Stored items from a collection =
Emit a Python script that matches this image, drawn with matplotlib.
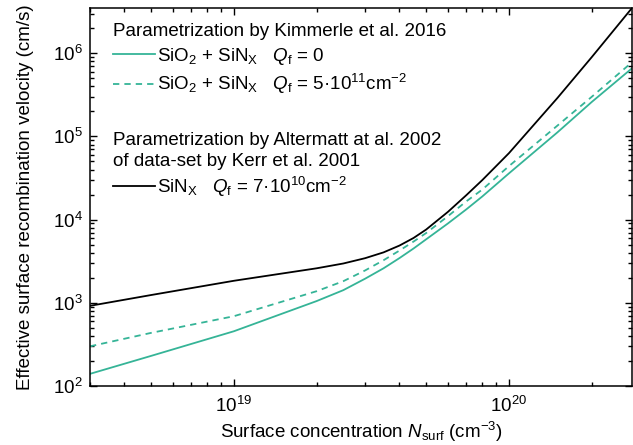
import matplotlib
matplotlib.use("Agg")
import matplotlib.pyplot as plt
from matplotlib.lines import Line2D
from matplotlib.ticker import LogLocator, NullFormatter

plt.rcParams['font.family'] = ['Liberation Sans', 'DejaVu Sans']
plt.rcParams['mathtext.fontset'] = 'custom'
plt.rcParams['mathtext.rm'] = 'Liberation Sans'
plt.rcParams['mathtext.it'] = 'Liberation Sans:italic'
plt.rcParams['font.size'] = 13.5

# surface concentration (cm^-3)
n_surf = [3e18, 5e18, 1e19, 2e19, 2.5e19, 3e19, 3.5e19, 4e19, 4.5e19, 5e19,
          6e19, 7e19, 8e19, 1e20, 1.5e20, 2e20, 2.8e20]
# effective SRV (cm/s)
s_kim_q0 = [140, 230, 455, 1050, 1420, 1950, 2600, 3450, 4500, 5800,
            9000, 13300, 19000, 36000, 112000, 260000, 660000]
s_kim_q5 = [300, 435, 690, 1380, 1820, 2450, 3250, 4250, 5450, 6900,
            11000, 16600, 23000, 44000, 135000, 300000, 780000]
s_alt = [920, 1240, 1840, 2600, 2970, 3440, 4040, 4880, 6020, 7600,
         12400, 19700, 29900, 63000, 290000, 900000, 3500000]

teal = '#35b497'
lbl_q0 = r'SiO$_2$ + SiN$_\mathregular{X}$   $Q_\mathregular{f}$ = 0'
lbl_q5 = r'SiO$_2$ + SiN$_\mathregular{X}$   $Q_\mathregular{f}$ = 5·10$^{11}$cm$^{-2}$'
lbl_alt = r'SiN$_\mathregular{X}$   $Q_\mathregular{f}$ = 7·10$^{10}$cm$^{-2}$'

fig = plt.figure(figsize=(6.33, 4.45), dpi=100)
ax = fig.add_axes([90 / 633, 1 - 386 / 445, 542 / 633, 378 / 445])

ax.plot(n_surf, s_kim_q0, color=teal, lw=1.3)
ax.plot(n_surf, s_kim_q5, color=teal, lw=1.3, dashes=(3.5, 2.8))
ax.plot(n_surf, s_alt, color='black', lw=1.3)

ax.set_xscale('log')
ax.set_yscale('log')
ax.set_xlim(3e18, 2.8e20)
ax.set_ylim(1e2, 3.5e6)

ax.xaxis.set_minor_locator(LogLocator(base=10, subs=range(2, 10)))
ax.yaxis.set_minor_locator(LogLocator(base=10, subs=range(2, 10)))
ax.xaxis.set_minor_formatter(NullFormatter())
ax.yaxis.set_minor_formatter(NullFormatter())
ax.tick_params(which='both', direction='in', top=True, right=True, width=1)
ax.tick_params(which='major', length=5, pad=5)
ax.tick_params(axis='x', which='major', pad=7)
ax.tick_params(which='minor', length=3)
for sp in ax.spines.values():
    sp.set_linewidth(1.1)

ax.set_xlabel(r'Surface concentration $N_\mathregular{surf}$ (cm$^{-3}$)', labelpad=3)
ax.set_ylabel('Effective surface recombination velocity (cm/s)', labelpad=14)

h_q0 = Line2D([], [], color=teal, lw=1.3)
h_q5 = Line2D([], [], color=teal, lw=1.3, dashes=(3.5, 2.8))
h_alt = Line2D([], [], color='black', lw=1.3)

leg_kw = dict(fontsize=13.5, title_fontsize=13.5, alignment='left',
              frameon=False, loc='upper left', handlelength=2.2,
              handletextpad=0.15, borderaxespad=0.0, borderpad=0.0)
leg1 = ax.legend([h_q0, h_q5], [lbl_q0, lbl_q5],
                 title='Parametrization by Kimmerle et al. 2016',
                 bbox_to_anchor=(0.043, 0.96), labelspacing=0.3, **leg_kw)
ax.add_artist(leg1)
leg2 = ax.legend([h_alt], [lbl_alt],
                 title='Parametrization by Altermatt at al. 2002\nof data-set by Kerr et al. 2001',
                 bbox_to_anchor=(0.043, 0.672), labelspacing=0.25, **leg_kw)
leg2.get_title().set_linespacing(1.3)

fig.savefig('out.png', dpi=100)
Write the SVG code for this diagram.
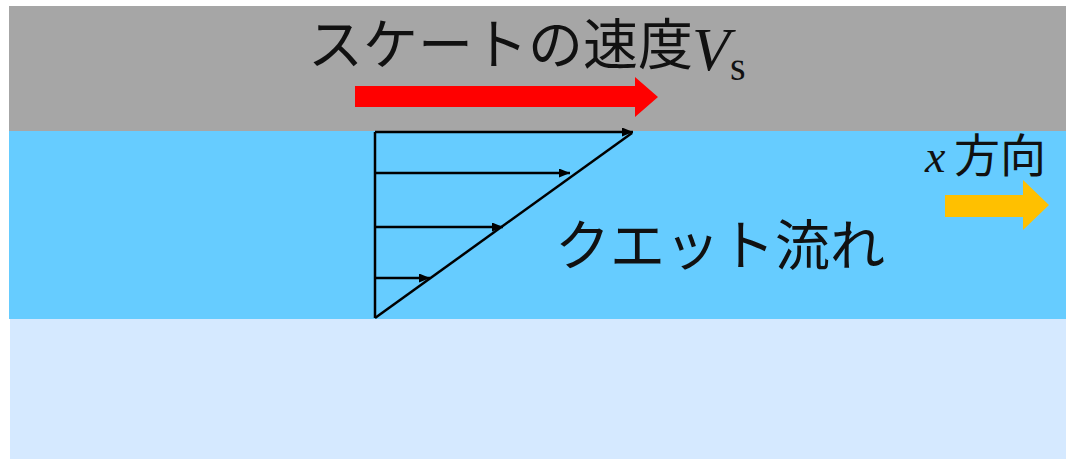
<svg xmlns="http://www.w3.org/2000/svg" width="1066" height="459" viewBox="0 0 1066 459">
  <style>
    .jp { font-family: "Noto Sans CJK JP", "Noto Sans", sans-serif; fill: #111; }
    .math { font-family: "Liberation Serif", "DejaVu Serif", serif; fill: #111; }
    .prof { stroke: #000; stroke-width: 2.5; fill: none; }
  </style>
  <defs>
    <marker id="ah" viewBox="0 0 10 10" refX="10" refY="5" markerWidth="11" markerHeight="9" markerUnits="userSpaceOnUse" orient="auto" preserveAspectRatio="none">
      <path d="M0,0 L10,5 L0,10 Z" fill="#000"/>
    </marker>
  </defs>
  <rect x="0" y="0" width="1066" height="459" fill="#ffffff"/>
  <g id="skate">
    <rect x="9" y="6" width="1057" height="125" fill="#a6a6a6"/>
  </g>
  <g id="water">
    <rect x="9" y="131" width="1057" height="188" fill="#66ccff"/>
  </g>
  <g id="ice">
    <rect x="10" y="319" width="1056" height="140" fill="#d5e9ff"/>
  </g>
  <g id="title">
    <text class="jp" x="308" y="64" font-size="55">スケートの速度</text>
    <text class="math" x="692" y="70" font-size="62"><tspan font-style="italic">V</tspan><tspan dy="10" font-size="40">s</tspan></text>
  </g>
  <g id="red-arrow">
    <path d="M355,86 L635,86 L635,77 L658,97 L635,117 L635,107 L355,107 Z" fill="#ff0000"/>
  </g>
  <g id="x-dir">
    <text class="math" x="925" y="172" font-size="46" font-style="italic">x</text>
    <text class="jp" x="954" y="172" font-size="46">方向</text>
    <path d="M945,195 L1023,195 L1023,180 L1049,205 L1023,230 L1023,217 L945,217 Z" fill="#ffc000"/>
  </g>
  <g id="couette-label">
    <text class="jp" x="555" y="265" font-size="55">クエット流れ</text>
  </g>
  <g id="connectors">
    <line class="prof" x1="375" y1="132" x2="375" y2="318"/>
    <line class="prof" x1="375" y1="318" x2="632" y2="133"/>
    <line class="prof" x1="375" y1="132" x2="633" y2="132" marker-end="url(#ah)"/>
    <line class="prof" x1="375" y1="173" x2="570" y2="173" marker-end="url(#ah)"/>
    <line class="prof" x1="375" y1="227" x2="503" y2="227" marker-end="url(#ah)"/>
    <line class="prof" x1="375" y1="278" x2="430" y2="278" marker-end="url(#ah)"/>
  </g>
</svg>
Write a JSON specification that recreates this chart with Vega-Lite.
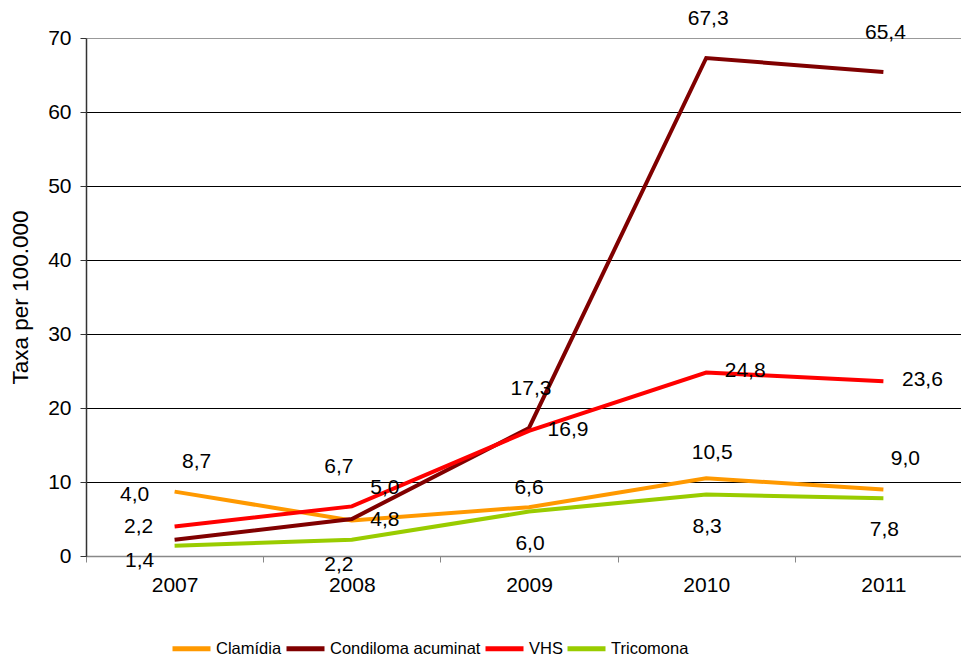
{
  "$schema": "https://vega.github.io/schema/vega-lite/v6.json",
  "width": 875,
  "height": 518,
  "autosize": {"type": "none"},
  "padding": {"left": 86, "top": 38, "right": 0, "bottom": 105},
  "config": {
    "font": "Liberation Sans",
    "view": {"stroke": null},
    "text": {"font": "Liberation Sans", "fontSize": 21, "color": "#000", "align": "center", "baseline": "middle"}
  },
  "data": {"values": [
    {"year": "2007", "s": "Clamídia", "v": 8.7},
    {"year": "2008", "s": "Clamídia", "v": 4.8},
    {"year": "2009", "s": "Clamídia", "v": 6.6},
    {"year": "2010", "s": "Clamídia", "v": 10.5},
    {"year": "2011", "s": "Clamídia", "v": 9.0},
    {"year": "2007", "s": "Condiloma acuminat", "v": 2.2},
    {"year": "2008", "s": "Condiloma acuminat", "v": 5.0},
    {"year": "2009", "s": "Condiloma acuminat", "v": 17.3},
    {"year": "2010", "s": "Condiloma acuminat", "v": 67.3},
    {"year": "2011", "s": "Condiloma acuminat", "v": 65.4},
    {"year": "2007", "s": "VHS", "v": 4.0},
    {"year": "2008", "s": "VHS", "v": 6.7},
    {"year": "2009", "s": "VHS", "v": 16.9},
    {"year": "2010", "s": "VHS", "v": 24.8},
    {"year": "2011", "s": "VHS", "v": 23.6},
    {"year": "2007", "s": "Tricomona", "v": 1.4},
    {"year": "2008", "s": "Tricomona", "v": 2.2},
    {"year": "2009", "s": "Tricomona", "v": 6.0},
    {"year": "2010", "s": "Tricomona", "v": 8.3},
    {"year": "2011", "s": "Tricomona", "v": 7.8}
  ]},
  "transform": [{"calculate": "replace(format(datum.v, '.1f'), '.', ',')", "as": "lab"}],
  "encoding": {
    "x": {
      "field": "year", "type": "ordinal", "bandPosition": 0.5,
      "scale": {"type": "band", "paddingInner": 0, "paddingOuter": 0, "range": [0, 886]},
      "axis": {
        "title": null, "labelAngle": 0, "labelFontSize": 21, "labelColor": "#000", "labelPadding": 12,
        "tickBand": "extent", "tickSize": 6, "tickColor": "#888", "domainColor": "#888", "domainWidth": 1.5,
        "grid": false
      }
    },
    "y": {
      "field": "v", "type": "quantitative",
      "scale": {"domain": [0, 70], "nice": false},
      "axis": {
        "title": "Taxa per 100.000", "titleFontSize": 22.5, "titleFontWeight": "normal", "titleColor": "#000", "titlePadding": 15,
        "values": [0, 10, 20, 30, 40, 50, 60, 70],
        "labelFontSize": 21, "labelColor": "#000", "labelPadding": 9,
        "tickSize": 6, "tickColor": "#333", "domainColor": "#333", "domainWidth": 1.5,
        "grid": true,
        "gridColor": {"condition": {"test": "datum.value === 70", "value": "#999999"}, "value": "#000000"},
        "gridWidth": 1
      }
    }
  },
  "layer": [
    {
      "mark": {"type": "line", "strokeWidth": 4},
      "encoding": {
        "color": {
          "field": "s", "type": "nominal",
          "scale": {"domain": ["Clamídia", "Condiloma acuminat", "VHS", "Tricomona"], "range": ["#FF9900", "#800000", "#FF0000", "#99CC00"]},
          "legend": {
            "title": null, "orient": "none", "direction": "horizontal", "legendX": 84, "legendY": 589,
            "symbolType": "stroke", "symbolSize": 1444, "symbolStrokeWidth": 5,
            "labelFont": "Liberation Sans", "labelFontSize": 16.5, "labelColor": "#000", "labelOffset": 3,
            "columnPadding": -6
          }
        }
      }
    },
    {"transform": [{"filter": "datum.s === 'Clamídia' && (datum.year === '2007' || datum.year === '2011')"}], "mark": {"type": "text", "dx": 22, "dy": -30}, "encoding": {"text": {"field": "lab"}}},
    {"transform": [{"filter": "datum.s === 'Clamídia' && datum.year === '2008'"}], "mark": {"type": "text", "dx": 33, "dy": 0}, "encoding": {"text": {"field": "lab"}}},
    {"transform": [{"filter": "datum.s === 'Clamídia' && datum.year === '2009'"}], "mark": {"type": "text", "dx": 0, "dy": -19}, "encoding": {"text": {"field": "lab"}}},
    {"transform": [{"filter": "datum.s === 'Clamídia' && datum.year === '2010'"}], "mark": {"type": "text", "dx": 6, "dy": -25}, "encoding": {"text": {"field": "lab"}}},
    {"transform": [{"filter": "datum.s === 'Condiloma acuminat' && datum.year === '2007'"}], "mark": {"type": "text", "dx": -36, "dy": -13}, "encoding": {"text": {"field": "lab"}}},
    {"transform": [{"filter": "datum.s === 'Condiloma acuminat' && datum.year === '2008'"}], "mark": {"type": "text", "dx": 33, "dy": -31}, "encoding": {"text": {"field": "lab"}}},
    {"transform": [{"filter": "datum.s === 'Condiloma acuminat' && datum.year >= '2009'"}], "mark": {"type": "text", "dx": 2, "dy": -39}, "encoding": {"text": {"field": "lab"}}},
    {"transform": [{"filter": "datum.s === 'VHS' && datum.year === '2007'"}], "mark": {"type": "text", "dx": -40, "dy": -31}, "encoding": {"text": {"field": "lab"}}},
    {"transform": [{"filter": "datum.s === 'VHS' && datum.year === '2008'"}], "mark": {"type": "text", "dx": -13, "dy": -39}, "encoding": {"text": {"field": "lab"}}},
    {"transform": [{"filter": "datum.s === 'VHS' && datum.year >= '2009'"}], "mark": {"type": "text", "dx": 39, "dy": -1}, "encoding": {"text": {"field": "lab"}}},
    {"transform": [{"filter": "datum.s === 'Tricomona' && datum.year === '2007'"}], "mark": {"type": "text", "dx": -35, "dy": 15}, "encoding": {"text": {"field": "lab"}}},
    {"transform": [{"filter": "datum.s === 'Tricomona' && datum.year === '2008'"}], "mark": {"type": "text", "dx": -13, "dy": 25}, "encoding": {"text": {"field": "lab"}}},
    {"transform": [{"filter": "datum.s === 'Tricomona' && datum.year >= '2009'"}], "mark": {"type": "text", "dx": 1, "dy": 32}, "encoding": {"text": {"field": "lab"}}}
  ]
}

AIM = Repeat exactly the lines from the first line of the records above through the line containing "ax.set_ylim(1e2, 3.5e6)", both included. Leave out the pictures.

SOLVED PROBLEM =
Emit a Python script that matches this image, drawn with matplotlib.
import matplotlib
matplotlib.use("Agg")
import matplotlib.pyplot as plt
from matplotlib.lines import Line2D
from matplotlib.ticker import LogLocator, NullFormatter

plt.rcParams['font.family'] = ['Liberation Sans', 'DejaVu Sans']
plt.rcParams['mathtext.fontset'] = 'custom'
plt.rcParams['mathtext.rm'] = 'Liberation Sans'
plt.rcParams['mathtext.it'] = 'Liberation Sans:italic'
plt.rcParams['font.size'] = 13.5

# surface concentration (cm^-3)
n_surf = [3e18, 5e18, 1e19, 2e19, 2.5e19, 3e19, 3.5e19, 4e19, 4.5e19, 5e19,
          6e19, 7e19, 8e19, 1e20, 1.5e20, 2e20, 2.8e20]
# effective SRV (cm/s)
s_kim_q0 = [140, 230, 455, 1050, 1420, 1950, 2600, 3450, 4500, 5800,
            9000, 13300, 19000, 36000, 112000, 260000, 660000]
s_kim_q5 = [300, 435, 690, 1380, 1820, 2450, 3250, 4250, 5450, 6900,
            11000, 16600, 23000, 44000, 135000, 300000, 780000]
s_alt = [920, 1240, 1840, 2600, 2970, 3440, 4040, 4880, 6020, 7600,
         12400, 19700, 29900, 63000, 290000, 900000, 3500000]

teal = '#35b497'
lbl_q0 = r'SiO$_2$ + SiN$_\mathregular{X}$   $Q_\mathregular{f}$ = 0'
lbl_q5 = r'SiO$_2$ + SiN$_\mathregular{X}$   $Q_\mathregular{f}$ = 5·10$^{11}$cm$^{-2}$'
lbl_alt = r'SiN$_\mathregular{X}$   $Q_\mathregular{f}$ = 7·10$^{10}$cm$^{-2}$'

fig = plt.figure(figsize=(6.33, 4.45), dpi=100)
ax = fig.add_axes([90 / 633, 1 - 386 / 445, 542 / 633, 378 / 445])

ax.plot(n_surf, s_kim_q0, color=teal, lw=1.3)
ax.plot(n_surf, s_kim_q5, color=teal, lw=1.3, dashes=(3.5, 2.8))
ax.plot(n_surf, s_alt, color='black', lw=1.3)

ax.set_xscale('log')
ax.set_yscale('log')
ax.set_xlim(3e18, 2.8e20)
ax.set_ylim(1e2, 3.5e6)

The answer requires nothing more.